◆ STORED DATA ◆
▽

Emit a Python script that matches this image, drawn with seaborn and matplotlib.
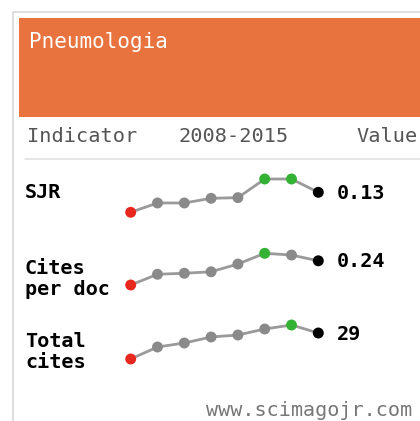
import matplotlib
matplotlib.use("Agg")
import matplotlib.pyplot as plt
import seaborn as sns
import pandas as pd
from matplotlib.patches import Rectangle

sns.set_theme(style="white")
plt.rcParams['font.family'] = ['DejaVu Sans Mono', 'DejaVu Sans']

# ---- data ----
title = "Pneumologia"
header = ["Indicator", "2008-2015", "Value"]
years = [2008, 2009, 2010, 2011, 2012, 2013, 2014, 2015]
indicators = ["SJR", "Cites\nper doc", "Total\ncites"]
sjr = [0.100, 0.114, 0.114, 0.121, 0.122, 0.150, 0.150, 0.130]
cites_per_doc = [0.143, 0.186, 0.190, 0.196, 0.227, 0.270, 0.263, 0.240]
total_cites = [16, 22, 24, 27, 28, 31, 33, 29]
value_labels = ["0.13", "0.24", "29"]
footer = "www.scimagojr.com"

series = [sjr, cites_per_doc, total_cites]

# ---- styles ----
W, H = 420, 421
ORANGE = "#E8733E"
RED, GREEN, BLACK, GRAY = "#E8281E", "#33B233", "#000000", "#8A8A8A"

fig = plt.figure(figsize=(W / 100, H / 100), dpi=100)
fig.patch.set_facecolor("white")
bg = fig.add_axes([0, 0, 1, 1])
bg.set_xlim(0, W)
bg.set_ylim(H, 0)
bg.axis("off")

# frame and header
bg.add_patch(Rectangle((13, 12), 420, 420, facecolor="white", edgecolor="#D8D8D8", lw=1.2))
bg.add_patch(Rectangle((19, 18), 410, 99, facecolor=ORANGE, edgecolor="none"))
bg.text(29, 42, title, color="white", fontsize=15, va="center", ha="left")

hx = [27, 178, 356]
for x, t in zip(hx, header):
    bg.text(x, 136, t, color="#555555", fontsize=14.6, va="center", ha="left")
bg.plot([25, 420], [159, 159], color="#E2E2E2", lw=1.2)

label_y = [193, 279, 352]
for y, t in zip(label_y, indicators):
    bg.text(25, y, t, color="black", fontsize=14.5, fontweight="bold",
            va="center", ha="left", linespacing=1.15)

# sparklines
row_top = [179, 253.3, 325]
row_bot = [212.3, 285, 359]
x_left, x_right = 130.7, 318.3
for vals, top, bot, vlab in zip(series, row_top, row_bot, value_labels):
    ax = fig.add_axes([x_left / W, 1 - bot / H, (x_right - x_left) / W, (bot - top) / H])
    df = pd.DataFrame({"year": years, "value": vals})
    vmin, vmax = min(vals), max(vals)
    cols = []
    for i, v in enumerate(vals):
        if i == len(vals) - 1:
            cols.append(BLACK)
        elif v == vmax:
            cols.append(GREEN)
        elif v == vmin:
            cols.append(RED)
        else:
            cols.append(GRAY)
    df["c"] = cols
    sns.lineplot(data=df, x="year", y="value", ax=ax, color="#9A9A9A", lw=2.0, zorder=1)
    sns.scatterplot(data=df, x="year", y="value", hue="c",
                    palette={c: c for c in set(cols)}, ax=ax, s=62,
                    edgecolor="none", legend=False, zorder=2, clip_on=False)
    for coll in ax.collections:
        coll.set_clip_on(False)
    for ln in ax.lines:
        ln.set_clip_on(False)
    ax.set_xlim(years[0], years[-1])
    ax.set_ylim(vmin, vmax)
    ax.axis("off")
    yl = top + (bot - top) * (vmax - vals[-1]) / (vmax - vmin)
    bg.text(337, yl + 1, vlab, color="black", fontsize=14.5, fontweight="bold",
            va="center", ha="left")

bg.text(412, 410, footer, color="#777777", fontsize=14.5, va="center", ha="right")

fig.savefig("out.png", dpi=100, facecolor="white")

△

◆ TASK TO COMPLETE ◆
Your task is to reproduce all of the material exactly. The pictures stay out.

◆ CORRECT RESPONSE ◆
Emit a Python script that matches this image, drawn with seaborn and matplotlib.
import matplotlib
matplotlib.use("Agg")
import matplotlib.pyplot as plt
import seaborn as sns
import pandas as pd
from matplotlib.patches import Rectangle

sns.set_theme(style="white")
plt.rcParams['font.family'] = ['DejaVu Sans Mono', 'DejaVu Sans']

# ---- data ----
title = "Pneumologia"
header = ["Indicator", "2008-2015", "Value"]
years = [2008, 2009, 2010, 2011, 2012, 2013, 2014, 2015]
indicators = ["SJR", "Cites\nper doc", "Total\ncites"]
sjr = [0.100, 0.114, 0.114, 0.121, 0.122, 0.150, 0.150, 0.130]
cites_per_doc = [0.143, 0.186, 0.190, 0.196, 0.227, 0.270, 0.263, 0.240]
total_cites = [16, 22, 24, 27, 28, 31, 33, 29]
value_labels = ["0.13", "0.24", "29"]
footer = "www.scimagojr.com"

series = [sjr, cites_per_doc, total_cites]

# ---- styles ----
W, H = 420, 421
ORANGE = "#E8733E"
RED, GREEN, BLACK, GRAY = "#E8281E", "#33B233", "#000000", "#8A8A8A"

fig = plt.figure(figsize=(W / 100, H / 100), dpi=100)
fig.patch.set_facecolor("white")
bg = fig.add_axes([0, 0, 1, 1])
bg.set_xlim(0, W)
bg.set_ylim(H, 0)
bg.axis("off")

# frame and header
bg.add_patch(Rectangle((13, 12), 420, 420, facecolor="white", edgecolor="#D8D8D8", lw=1.2))
bg.add_patch(Rectangle((19, 18), 410, 99, facecolor=ORANGE, edgecolor="none"))
bg.text(29, 42, title, color="white", fontsize=15, va="center", ha="left")

hx = [27, 178, 356]
for x, t in zip(hx, header):
    bg.text(x, 136, t, color="#555555", fontsize=14.6, va="center", ha="left")
bg.plot([25, 420], [159, 159], color="#E2E2E2", lw=1.2)

label_y = [193, 279, 352]
for y, t in zip(label_y, indicators):
    bg.text(25, y, t, color="black", fontsize=14.5, fontweight="bold",
            va="center", ha="left", linespacing=1.15)

# sparklines
row_top = [179, 253.3, 325]
row_bot = [212.3, 285, 359]
x_left, x_right = 130.7, 318.3
for vals, top, bot, vlab in zip(series, row_top, row_bot, value_labels):
    ax = fig.add_axes([x_left / W, 1 - bot / H, (x_right - x_left) / W, (bot - top) / H])
    df = pd.DataFrame({"year": years, "value": vals})
    vmin, vmax = min(vals), max(vals)
    cols = []
    for i, v in enumerate(vals):
        if i == len(vals) - 1:
            cols.append(BLACK)
        elif v == vmax:
            cols.append(GREEN)
        elif v == vmin:
            cols.append(RED)
        else:
            cols.append(GRAY)
    df["c"] = cols
    sns.lineplot(data=df, x="year", y="value", ax=ax, color="#9A9A9A", lw=2.0, zorder=1)
    sns.scatterplot(data=df, x="year", y="value", hue="c",
                    palette={c: c for c in set(cols)}, ax=ax, s=62,
                    edgecolor="none", legend=False, zorder=2, clip_on=False)
    for coll in ax.collections:
        coll.set_clip_on(False)
    for ln in ax.lines:
        ln.set_clip_on(False)
    ax.set_xlim(years[0], years[-1])
    ax.set_ylim(vmin, vmax)
    ax.axis("off")
    yl = top + (bot - top) * (vmax - vals[-1]) / (vmax - vmin)
    bg.text(337, yl + 1, vlab, color="black", fontsize=14.5, fontweight="bold",
            va="center", ha="left")

bg.text(412, 410, footer, color="#777777", fontsize=14.5, va="center", ha="right")

fig.savefig("out.png", dpi=100, facecolor="white")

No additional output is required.